The primary reason given for infant baptism, however, is not based on any New Testament pattern but on an understanding of the covenant relationship between God and his people. Here, the key distinction between is between the continuity and discontinuity between Old and New Covenants. In the Old Covenant the covenant was passed from one generation to the next and the sign of the covenant was circumcision. Those in the Reformed tradition tend to see more continuity than discontinuity. For them, there is a direct line of connection between circumcision as a sign of the covenant in Israel and baptism as the sign of the covenant in the Church. While the Reformed view does not view children as the guaranteed heirs of the covenant it does stress that the covenant “gave special place to the progeny of believers as the expected … heirs of the promise.”
The New Testament, however, puts forth a vision of a new covenant inherited through repentance and faith and not through family heritage. When John the Baptist came he chastised the Pharisees who, while claiming to be children of Abraham, did not show it through works coming from repentance. John’s baptism was one of repentance, which constituted the recipient as a true child of Abraham (Matthew 3:7-12). Likewise, Paul reminds the Galatians that it is those who believe God who are true children of Abraham (Galatians 3:7). It makes no difference if you are a Jew or a Greek, those who are in Christ are the recipients of the promise (Galatians 3:27). Circumcision, the outward sign of the Abrahamic covenant, made no difference in salvation, only “faith expressing itself in love” (Galatians 5:6) and “new creation” (Galatians 6:15). For John, baptism signified repentance. For Paul it demonstrated ones faith in Christ. In neither case did it demonstrate entry into the covenant by birthright. There is continuity, then, between baptism and circumcision. Both are an external sign of the covenant. However, in the New Covenant one becomes an heir to the promise through a spiritual rebirth occasioned by repentance and faith.

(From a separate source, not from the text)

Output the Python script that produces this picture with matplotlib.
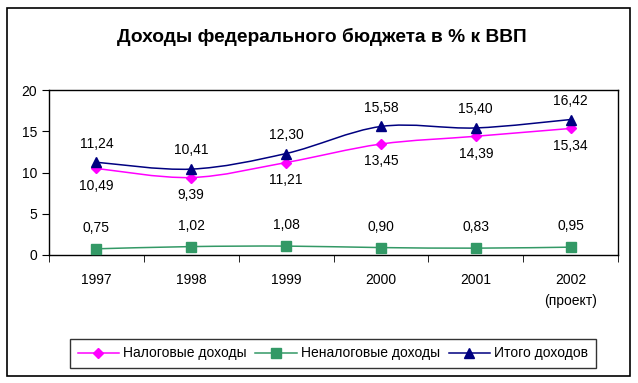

One final note is that the Didache, one of the earliest pieces of Christian literature on baptism, only specifies believer baptism. Here, the candidate for baptism is required to undergo a period of fasting before baptism. Certainly, infant baptism is not in view here.
The ideal mode of baptism is immersion. The Greek baptize means “plunge, dip, wash.” Even after becoming a technical term it retained the idea of full immersion. The examples of baptism in the New Testament also point to immersion. For instance, the Ethiopian eunuch was baptized only after finding some water along the road. Acts 8:38 then says that the eunuch when “down into” the water where Philip baptized him. Immersion was also the preferred mode of baptism for Luther and Calvin.
Baptism by immersion is important because the symbol is important. In immersion the believer is “buried” in the water, symbolizing his identification with Jesus in his death. When the believer is raised out of the water he is symbolically raised to new life with Christ by the power of the resurrection. Like the ordinance of the Lord’s Supper, the symbolism is important. Baptism and the Lord’s Supper have power because they connect the actions with the message. The baptized believer enters into the drama of his conversion in an individual and physical manner. Baptism by sprinkling simply does not have the same symbolic power.
Immersion, however, is not the only acceptable mode of baptism. Scripture does not specify how much water should be used or how wet the one baptized should become. That baptism ought to be done in the name of the Trinity and that it is an important piece of discipleship for the believer is clear while the specifics concerning mode and method are less clear. Therefore, if there is not sufficient water for immersion present and the believer wants t be baptized another mode of water baptism may be appropriate.
Historically, baptism by immersion has been preferred but not demanded. In the Didache, for instance, running water was preferred. If running water could not be found, standing water was acceptable. If even standing water could not be found the teaching states “pour water thrice upon the head in the name of the Father, Son, and Holy Spirit.”
Given what has been said concerning the meaning, mode, and recipients of baptism, what should be the practice of the local church? Here two questions arise. First, what are the qualifications for baptism? Second, under what conditions should a person be rebaptized?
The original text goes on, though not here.